>> Begin RECORDS FOR THIS EXERCISE

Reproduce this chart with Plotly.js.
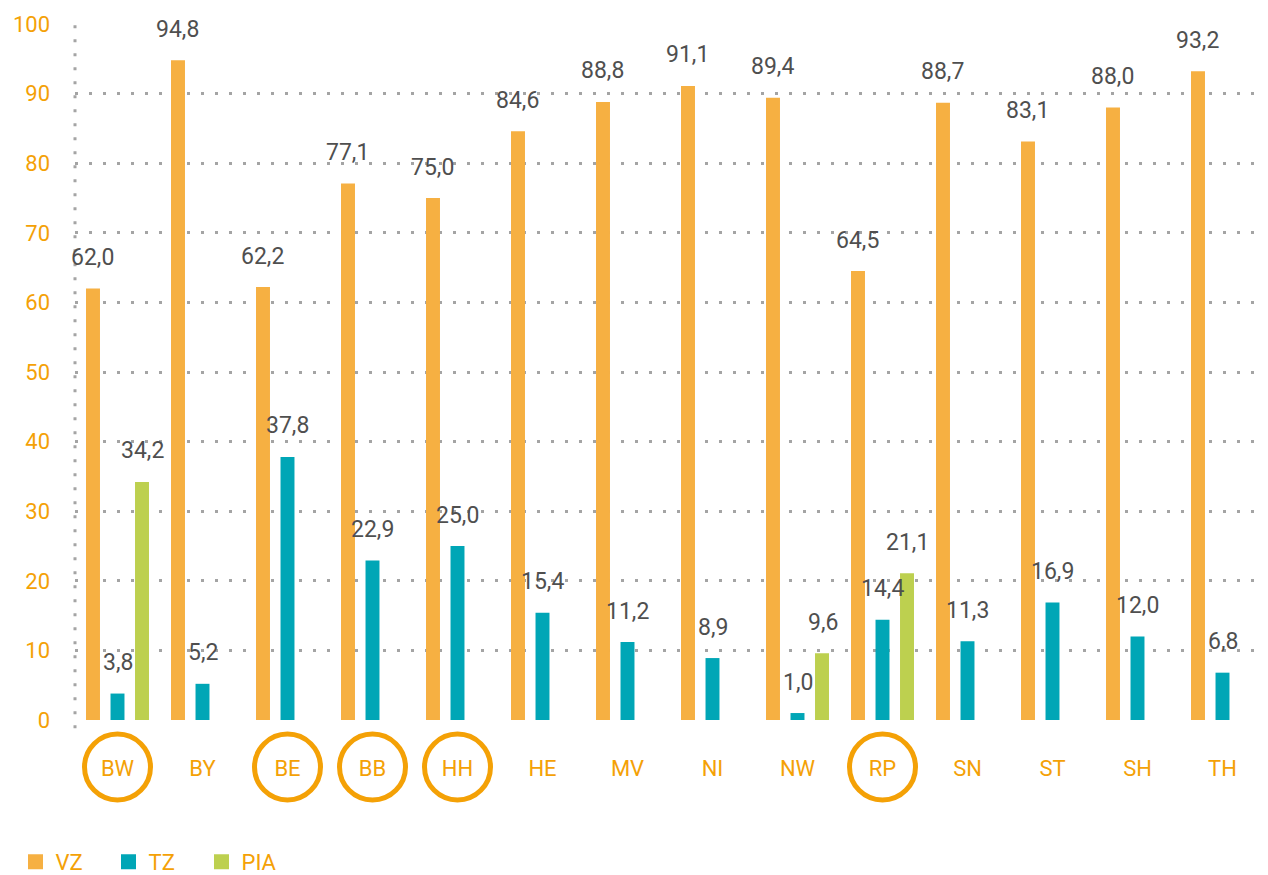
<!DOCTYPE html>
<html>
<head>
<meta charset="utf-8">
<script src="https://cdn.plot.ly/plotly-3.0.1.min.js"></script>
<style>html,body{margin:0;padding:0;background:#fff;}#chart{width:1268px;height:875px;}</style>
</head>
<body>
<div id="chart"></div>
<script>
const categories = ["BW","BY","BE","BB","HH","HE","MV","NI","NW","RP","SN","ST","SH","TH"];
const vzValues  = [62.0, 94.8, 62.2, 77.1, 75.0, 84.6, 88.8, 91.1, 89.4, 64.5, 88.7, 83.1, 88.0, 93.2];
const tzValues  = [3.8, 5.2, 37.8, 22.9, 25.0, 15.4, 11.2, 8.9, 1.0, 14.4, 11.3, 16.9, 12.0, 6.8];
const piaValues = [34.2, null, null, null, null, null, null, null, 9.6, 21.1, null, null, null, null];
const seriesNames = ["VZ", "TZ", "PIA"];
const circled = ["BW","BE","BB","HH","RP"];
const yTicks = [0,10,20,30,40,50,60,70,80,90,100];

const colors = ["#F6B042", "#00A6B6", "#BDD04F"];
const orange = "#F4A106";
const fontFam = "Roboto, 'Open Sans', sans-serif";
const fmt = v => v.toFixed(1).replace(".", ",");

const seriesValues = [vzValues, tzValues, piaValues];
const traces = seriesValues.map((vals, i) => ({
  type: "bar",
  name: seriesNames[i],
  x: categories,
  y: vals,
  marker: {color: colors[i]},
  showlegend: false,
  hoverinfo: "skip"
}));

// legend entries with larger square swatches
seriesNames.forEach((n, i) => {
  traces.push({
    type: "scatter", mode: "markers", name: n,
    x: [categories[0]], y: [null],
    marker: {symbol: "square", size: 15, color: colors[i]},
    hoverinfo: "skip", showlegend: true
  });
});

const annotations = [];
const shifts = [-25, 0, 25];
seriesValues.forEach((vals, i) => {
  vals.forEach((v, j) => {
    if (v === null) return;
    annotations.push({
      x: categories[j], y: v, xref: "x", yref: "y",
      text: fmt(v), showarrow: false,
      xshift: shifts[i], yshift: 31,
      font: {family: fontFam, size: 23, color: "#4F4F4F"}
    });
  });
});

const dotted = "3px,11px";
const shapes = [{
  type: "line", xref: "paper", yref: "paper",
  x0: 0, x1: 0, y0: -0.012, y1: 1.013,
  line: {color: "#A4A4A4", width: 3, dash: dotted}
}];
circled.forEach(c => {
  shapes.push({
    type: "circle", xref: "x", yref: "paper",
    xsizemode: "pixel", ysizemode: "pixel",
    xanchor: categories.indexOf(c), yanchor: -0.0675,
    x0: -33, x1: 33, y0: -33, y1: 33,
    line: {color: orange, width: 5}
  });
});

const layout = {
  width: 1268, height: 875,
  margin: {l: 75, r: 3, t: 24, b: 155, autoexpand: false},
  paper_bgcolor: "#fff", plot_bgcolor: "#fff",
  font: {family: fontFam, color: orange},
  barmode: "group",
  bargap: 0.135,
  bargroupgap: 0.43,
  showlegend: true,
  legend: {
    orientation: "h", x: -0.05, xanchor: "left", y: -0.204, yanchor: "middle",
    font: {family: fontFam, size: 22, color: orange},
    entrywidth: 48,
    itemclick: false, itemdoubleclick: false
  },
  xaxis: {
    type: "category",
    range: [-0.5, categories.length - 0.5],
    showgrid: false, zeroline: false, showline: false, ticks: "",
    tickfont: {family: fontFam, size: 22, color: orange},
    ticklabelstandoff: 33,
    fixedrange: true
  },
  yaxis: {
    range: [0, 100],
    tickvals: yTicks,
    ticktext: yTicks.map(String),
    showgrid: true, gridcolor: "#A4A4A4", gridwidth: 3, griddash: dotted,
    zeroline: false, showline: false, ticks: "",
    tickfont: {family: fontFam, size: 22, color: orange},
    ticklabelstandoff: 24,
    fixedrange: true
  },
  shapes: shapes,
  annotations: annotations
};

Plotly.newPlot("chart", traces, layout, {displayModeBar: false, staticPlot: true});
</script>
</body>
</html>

>> End RECORDS FOR THIS EXERCISE
>> Begin RECORDS FOR THIS EXERCISE

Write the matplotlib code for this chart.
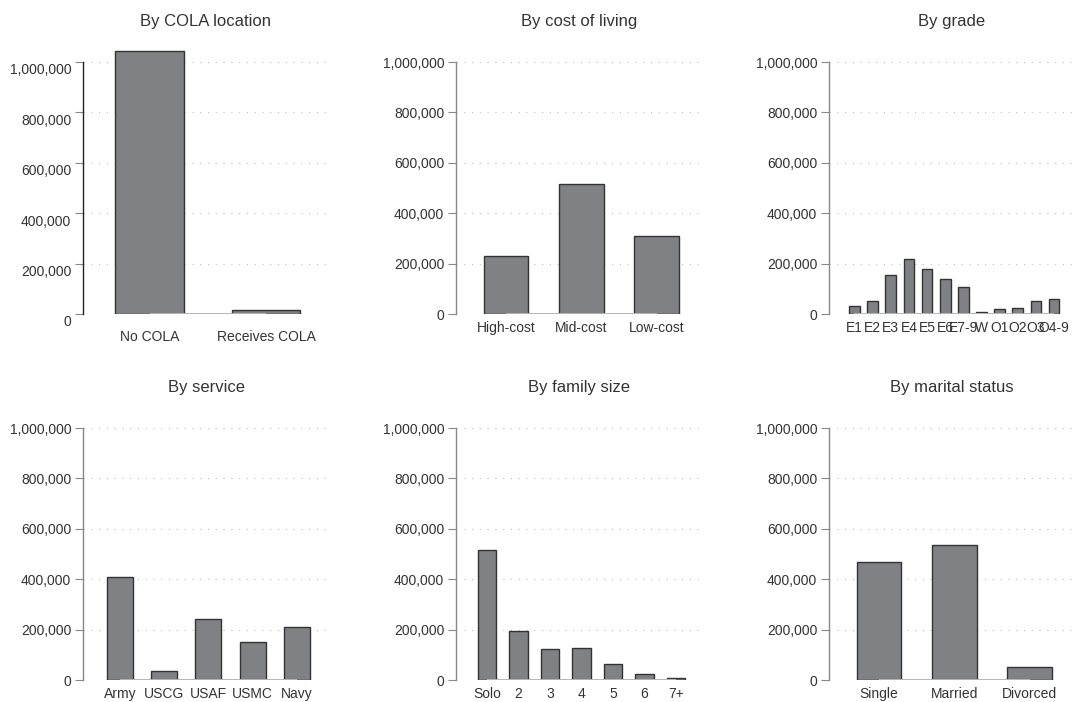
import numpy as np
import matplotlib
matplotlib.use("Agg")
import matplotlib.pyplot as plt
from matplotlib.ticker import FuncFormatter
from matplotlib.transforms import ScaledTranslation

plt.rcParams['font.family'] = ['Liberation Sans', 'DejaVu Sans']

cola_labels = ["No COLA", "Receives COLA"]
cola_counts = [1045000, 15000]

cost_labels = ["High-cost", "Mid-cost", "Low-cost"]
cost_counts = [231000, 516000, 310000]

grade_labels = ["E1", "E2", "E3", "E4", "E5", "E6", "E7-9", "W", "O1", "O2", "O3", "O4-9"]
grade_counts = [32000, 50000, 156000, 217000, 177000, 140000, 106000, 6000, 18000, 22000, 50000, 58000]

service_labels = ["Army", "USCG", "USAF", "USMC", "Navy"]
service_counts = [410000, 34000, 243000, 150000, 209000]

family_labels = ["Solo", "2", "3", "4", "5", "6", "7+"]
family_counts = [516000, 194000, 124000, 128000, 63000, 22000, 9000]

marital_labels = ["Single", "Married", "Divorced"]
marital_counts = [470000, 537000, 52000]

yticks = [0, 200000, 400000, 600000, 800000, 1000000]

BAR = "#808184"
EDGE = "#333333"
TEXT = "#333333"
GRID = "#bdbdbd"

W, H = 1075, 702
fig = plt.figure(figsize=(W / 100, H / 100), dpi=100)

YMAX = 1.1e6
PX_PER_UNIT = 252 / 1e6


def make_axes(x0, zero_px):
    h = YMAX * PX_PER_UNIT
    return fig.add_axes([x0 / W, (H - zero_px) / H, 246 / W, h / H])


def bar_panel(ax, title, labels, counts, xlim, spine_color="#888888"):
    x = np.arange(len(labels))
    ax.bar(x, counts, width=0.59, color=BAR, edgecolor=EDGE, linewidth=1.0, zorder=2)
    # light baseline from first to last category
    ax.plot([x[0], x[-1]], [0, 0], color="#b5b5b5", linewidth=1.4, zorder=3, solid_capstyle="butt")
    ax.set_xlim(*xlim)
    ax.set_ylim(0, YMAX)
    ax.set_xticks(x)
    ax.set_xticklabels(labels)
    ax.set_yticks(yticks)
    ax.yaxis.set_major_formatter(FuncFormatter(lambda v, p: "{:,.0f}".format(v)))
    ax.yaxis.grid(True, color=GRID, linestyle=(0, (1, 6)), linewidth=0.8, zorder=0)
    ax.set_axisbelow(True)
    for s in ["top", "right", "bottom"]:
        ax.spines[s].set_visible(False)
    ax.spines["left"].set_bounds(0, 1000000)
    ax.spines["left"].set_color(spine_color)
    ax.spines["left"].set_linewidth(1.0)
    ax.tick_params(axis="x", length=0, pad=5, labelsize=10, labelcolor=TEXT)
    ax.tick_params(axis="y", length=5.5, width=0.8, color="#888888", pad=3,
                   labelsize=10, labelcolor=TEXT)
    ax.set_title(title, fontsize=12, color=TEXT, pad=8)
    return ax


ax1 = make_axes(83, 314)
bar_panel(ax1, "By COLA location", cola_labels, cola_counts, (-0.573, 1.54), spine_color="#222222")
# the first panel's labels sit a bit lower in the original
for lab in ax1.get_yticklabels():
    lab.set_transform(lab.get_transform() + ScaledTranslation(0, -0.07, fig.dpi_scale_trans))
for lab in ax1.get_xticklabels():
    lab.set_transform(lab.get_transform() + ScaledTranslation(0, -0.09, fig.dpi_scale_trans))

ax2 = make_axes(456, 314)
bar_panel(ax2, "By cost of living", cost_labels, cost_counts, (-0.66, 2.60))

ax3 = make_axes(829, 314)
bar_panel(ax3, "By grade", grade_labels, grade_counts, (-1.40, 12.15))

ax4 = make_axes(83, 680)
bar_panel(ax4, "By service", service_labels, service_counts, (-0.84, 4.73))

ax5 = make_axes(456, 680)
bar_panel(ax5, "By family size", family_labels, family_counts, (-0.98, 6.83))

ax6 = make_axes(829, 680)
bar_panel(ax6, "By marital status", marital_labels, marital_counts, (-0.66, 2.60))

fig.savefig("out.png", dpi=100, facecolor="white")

>> End RECORDS FOR THIS EXERCISE

STATED TASK: Among the entries above, take the lines from the one with "Write the matplotlib code for this chart." through the one with "cost_counts = [231000, 516000, 310000]" and retype them exactly, leaving out the pictures.

EXERCISE SOLUTION:
Write the matplotlib code for this chart.
import numpy as np
import matplotlib
matplotlib.use("Agg")
import matplotlib.pyplot as plt
from matplotlib.ticker import FuncFormatter
from matplotlib.transforms import ScaledTranslation

plt.rcParams['font.family'] = ['Liberation Sans', 'DejaVu Sans']

cola_labels = ["No COLA", "Receives COLA"]
cola_counts = [1045000, 15000]

cost_labels = ["High-cost", "Mid-cost", "Low-cost"]
cost_counts = [231000, 516000, 310000]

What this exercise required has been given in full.